Diesel doesn’t have to be dirty
Diesel engines have a different impact on the environment than those that burn gas. While some types of emissions from diesel engines are higher than gas, some are lower as well. Particulate emissions are significantly higher from diesel engines.
As such, the filtration of these particles is where manufacturers focus their efforts. Modern diesel vehicles put out significantly less of this obvious byproduct. Reducing particle emissions is only part of the picture. Gaseous emissions can be controlled with modern solutions too.
Diesel owners concerned with their engines’ effect on the environment can undertake several modifications to improve emissions. Everything from simple filter upgrades to the addition of supplemental systems can be done at home with a little research.
What is a diesel oxidation catalyst?
Diesel oxidation catalysts (DOCs) are a type of low-maintenance catalytic converter built for diesel engines. They drastically reduce the Carbon Monoxide, Hydrocarbons, and Particulate emissions put out by diesel vehicles. These inexpensive parts can be retrofitted to any diesel vehicle to reduce pollution.
DOCs work by exposing exhaust gases created by the engine to a catalyst. In this case, the catalyst is built into a honeycomb structure which provides maximum surface contact with exhaust gases.
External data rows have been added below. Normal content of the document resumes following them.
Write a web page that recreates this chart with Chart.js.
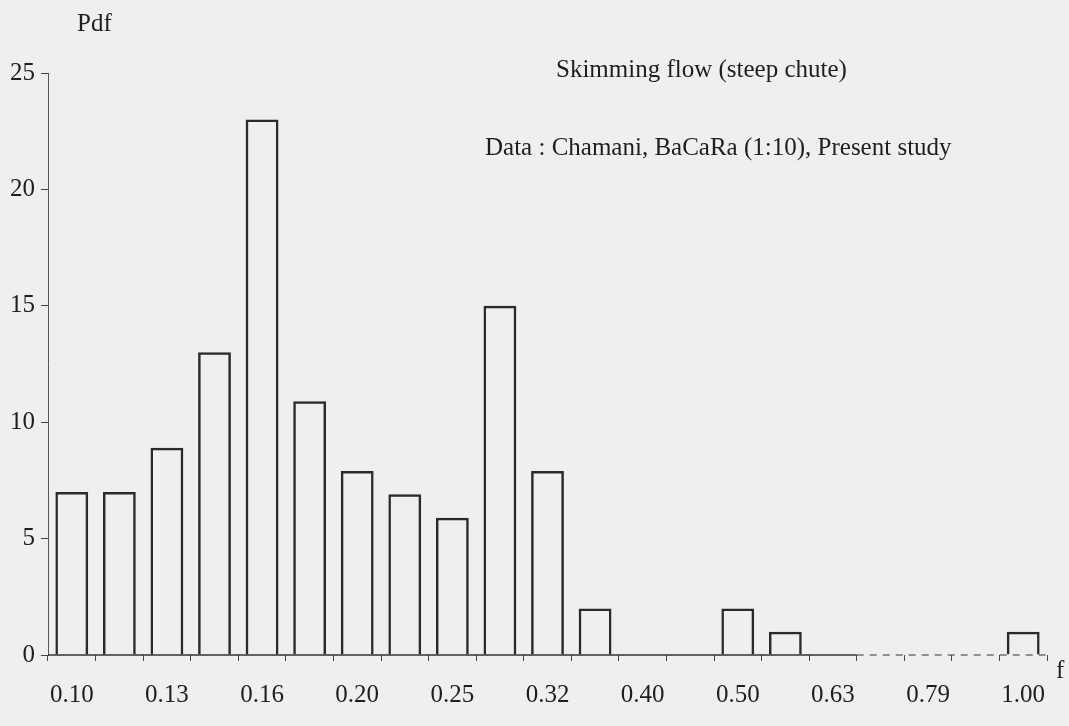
<!DOCTYPE html>
<html>
<head>
<meta charset="utf-8">
<script src="https://cdn.jsdelivr.net/npm/chart.js@4.4.1/dist/chart.umd.min.js"></script>
<style>
  html, body { margin: 0; padding: 0; background: #efefef; }
</style>
</head>
<body>
<canvas id="pdf" width="1069" height="726"></canvas>
<script>
// bins of f (log spaced, 20 per decade / 2)
const bins = ['0.100', '0.112', '0.126', '0.141', '0.158', '0.178', '0.200', '0.224', '0.251', '0.282',
              '0.316', '0.355', '0.398', '0.447', '0.501', '0.562', '0.631', '0.708', '0.794', '0.891', '1.000'];
const pdf = [7, 7, 8.9, 13, 23, 10.9, 7.9, 6.9, 5.9, 15, 7.9, 2, 0, 0, 2, 1, 0, 0, 0, 0, 1];
const tickLabels = ['0.10', '0.13', '0.16', '0.20', '0.25', '0.32', '0.40', '0.50', '0.63', '0.79', '1.00'];
const yMax = 25;
const yStep = 5;

const serif = '"Liberation Serif", "DejaVu Serif", serif';
const ink = '#1e1e1e';

// baseline (solid then dashed) + free texts
const annotate = {
  id: 'annotate',
  beforeDatasetsDraw(chart) {
    const { ctx, chartArea: a, scales: { x, y } } = chart;
    const y0 = y.getPixelForValue(0);
    const split = (x.getPixelForTick(16) + x.getPixelForTick(17)) / 2;
    ctx.save();
    ctx.strokeStyle = '#333';
    ctx.lineWidth = 1.5;
    ctx.beginPath();
    ctx.moveTo(a.left, y0);
    ctx.lineTo(split, y0);
    ctx.stroke();
    ctx.setLineDash([7, 6]);
    ctx.lineWidth = 1;
    ctx.beginPath();
    ctx.moveTo(split, y0);
    ctx.lineTo(a.right, y0);
    ctx.stroke();
    ctx.restore();
  },
  afterDraw(chart) {
    const ctx = chart.ctx;
    ctx.save();
    ctx.fillStyle = ink;
    ctx.textBaseline = 'alphabetic';
    ctx.font = '25px ' + serif;
    ctx.fillText('Pdf', 77, 31);
    ctx.fillText('Skimming flow (steep chute)', 556, 77);
    ctx.fillText('Data : Chamani, BaCaRa (1:10), Present study', 485, 155);
    ctx.fillText('f', 1056, 678);
    ctx.restore();
  }
};

new Chart(document.getElementById('pdf'), {
  type: 'bar',
  data: {
    labels: bins,
    datasets: [{
      data: pdf,
      backgroundColor: 'rgba(0,0,0,0)',
      borderColor: '#2a2a2a',
      borderWidth: c => (c.raw === 0 ? 0 : 2.5),
      barPercentage: 0.69,
      categoryPercentage: 1
    }]
  },
  options: {
    responsive: false,
    animation: false,
    devicePixelRatio: 1,
    layout: { padding: { left: 0, right: 22, top: 73, bottom: 0 } },
    plugins: { legend: { display: false }, tooltip: { enabled: false } },
    scales: {
      x: {
        afterFit: s => { s.height = 71; },
        grid: { drawOnChartArea: false, offset: true, tickLength: 6, color: '#444' },
        border: { display: false },
        ticks: {
          autoSkip: false,
          maxRotation: 0,
          padding: 19,
          color: ink,
          font: { family: serif, size: 25 },
          callback: (v, i) => (i % 2 === 0 ? tickLabels[i / 2] : '')
        }
      },
      y: {
        min: 0,
        max: yMax,
        afterFit: s => { s.width = 48; },
        grid: { drawOnChartArea: false, tickLength: 7, color: '#444' },
        border: { display: true, color: '#555', width: 1, dash: [2, 3] },
        ticks: {
          stepSize: yStep,
          padding: 6,
          color: ink,
          font: { family: serif, size: 25 }
        }
      }
    }
  },
  plugins: [annotate]
});
</script>
</body>
</html>
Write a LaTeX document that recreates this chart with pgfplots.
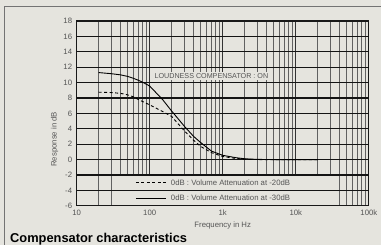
\documentclass[border=0pt]{standalone}
\usepackage{pgfplots}
\pgfplotsset{compat=1.18}
\usepackage{fontspec}
\setmainfont{Liberation Sans}
\definecolor{bg}{HTML}{E5E4DE}
\definecolor{txt}{HTML}{555555}
\pgfplotstableread{
f v
20 11.3
30 11.15
40 11.0
50 10.8
60 10.55
70 10.3
80 10.05
100 9.55
150 7.8
200 6.3
300 4.3
400 3.0
500 2.2
700 1.1
1000 0.55
1500 0.25
2000 0.1
3000 0.02
5000 0
20000 0
}\solid
\pgfplotstableread{
f v
20 8.75
30 8.7
40 8.6
50 8.4
60 8.15
70 7.8
100 7.1
150 6.25
200 5.6
300 3.7
400 2.5
500 1.7
700 0.9
1000 0.4
1500 0.15
2000 0.05
3000 0
20000 0
}\dashed
\begin{document}
\begin{tikzpicture}[x=1bp,y=1bp]
\fill[bg] (0,0) rectangle (381,245);
\draw[black!55, line width=0.9bp] (4.3,0) -- (4.3,239) -- (381,239);
\node[anchor=base west, font=\bfseries\fontsize{12.9}{14}\selectfont, inner sep=0] at (10,2.7) {Compensator characteristics};
\begin{axis}[at={(76.7bp,39bp)}, anchor=south west, scale only axis,
  width=292.6bp, height=185bp,
  xmode=log, xmin=10, xmax=100000, ymin=-6, ymax=18,
  ytick={-6,-4,-2,0,2,4,6,8,10,12,14,16,18},
  xtick={10,100,1000,10000,100000},
  xticklabels={10,100,1k,10k,100k},
  minor xtick={20,30,40,50,60,70,80,90,200,300,400,500,600,700,800,900,2000,3000,4000,5000,6000,7000,8000,9000,20000,30000,40000,50000,60000,70000,80000,90000},
  grid=both,
  major grid style={black!80, line width=1.2bp},
  minor grid style={black!62, line width=1.2bp},
  ymajorgrids=false, ymajorticks=true,
  major tick length=0pt, minor tick length=0pt,
  axis line style={black!90, line width=1.1bp},
  tick label style={font=\fontsize{7.8}{9}\selectfont, text=txt},
  /pgf/number format/assume math mode=true,
  xlabel={Frequency in Hz}, ylabel={Response in dB},
  label style={font=\fontsize{7.8}{9}\selectfont, text=txt},
  xlabel style={at={(axis description cs:0.5,0)}, anchor=north, yshift=-13bp},
  ylabel style={at={(axis description cs:0,0.36)}, anchor=south, yshift=15bp},
  xticklabel style={yshift=-1bp},
  yticklabel style={xshift=-1bp},
  extra y ticks={-4,-2,0,2,4,6,8,10,12,14,16},
  extra y tick labels={},
  extra y tick style={grid=major, major grid style={black!92, line width=1.2bp}},
]
\addplot[black, line width=0.9bp] table[x=f, y=v] {\solid};
\addplot[black, line width=0.9bp, dash pattern=on 3bp off 2.5bp] table[x=f, y=v] {\dashed};
\fill[bg] (axis cs:32.5,-5.9) rectangle (axis cs:37000,-2);
\draw[black!92, line width=1.2bp] (axis cs:32,-2) -- (axis cs:38000,-2);
\draw[black!92, line width=1.2bp] (axis cs:32,-4) -- (axis cs:38000,-4);
\draw[black, line width=0.9bp, dash pattern=on 3bp off 2.5bp] (axis cs:64.7,-3) -- (axis cs:166,-3);
\draw[black, line width=0.9bp] (axis cs:64.7,-5) -- (axis cs:166,-5);
\node[anchor=west, inner sep=0, font=\fontsize{7.8}{9}\selectfont, text=txt] at (axis cs:194.6,-3) {0dB : Volume Attenuation at -20dB};
\node[anchor=west, inner sep=0, font=\fontsize{7.8}{9}\selectfont, text=txt] at (axis cs:194.6,-5) {0dB : Volume Attenuation at -30dB};
\node[fill=bg, inner xsep=1.5bp, inner ysep=1.5bp, font=\fontsize{7.2}{9}\selectfont, text=txt] at (axis cs:700,10.9) {LOUDNESS COMPENSATOR : ON};
\end{axis}
\end{tikzpicture}
\end{document}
This catalyst transforms the components of these gasses into water and carbon dioxide.
In short, it turns pollutants into harmless substances. Interested owners can easily find compatible parts online. Many shops that specialize in work trucks will likely be familiar with installation. Expensive installation isn’t necessary for those with a knack for DIY repair.
Closed vs open crankcase ventilation systems
Crankcase ventilation systems are a common source of pollution. These systems eliminate unwanted gasses from the crankcase. The suction created by the intake manifold pulls gasses into a tube, where they’re released into the engine bay. Open systems freely allow these systems to emit byproducts with no filtration.
Pollutants such as oil are often contained in aerosol droplets put by these systems. When an open crankcase ventilation systems build up droplets of these pollutants, they’re often left to drip openly into the engine bay and onto the ground below.
A closed system catches open misting and aerosol droplets from freely released into the engine bay. Carbon can build up in these systems, particularly in older diesel direct injection engines. A modern and well-maintained closed crankcase ventilation system is easy to install and drastically reduces pollution.
Manufacturers have made great strides in reducing the amount of pollution produced by diesel vehicles. Further modifications can improve emissions numbers, sometimes significantly. Installing a closed crankshaft vent system and a diesel oxidation catalyst can cost little and slash emissions by up to 90%.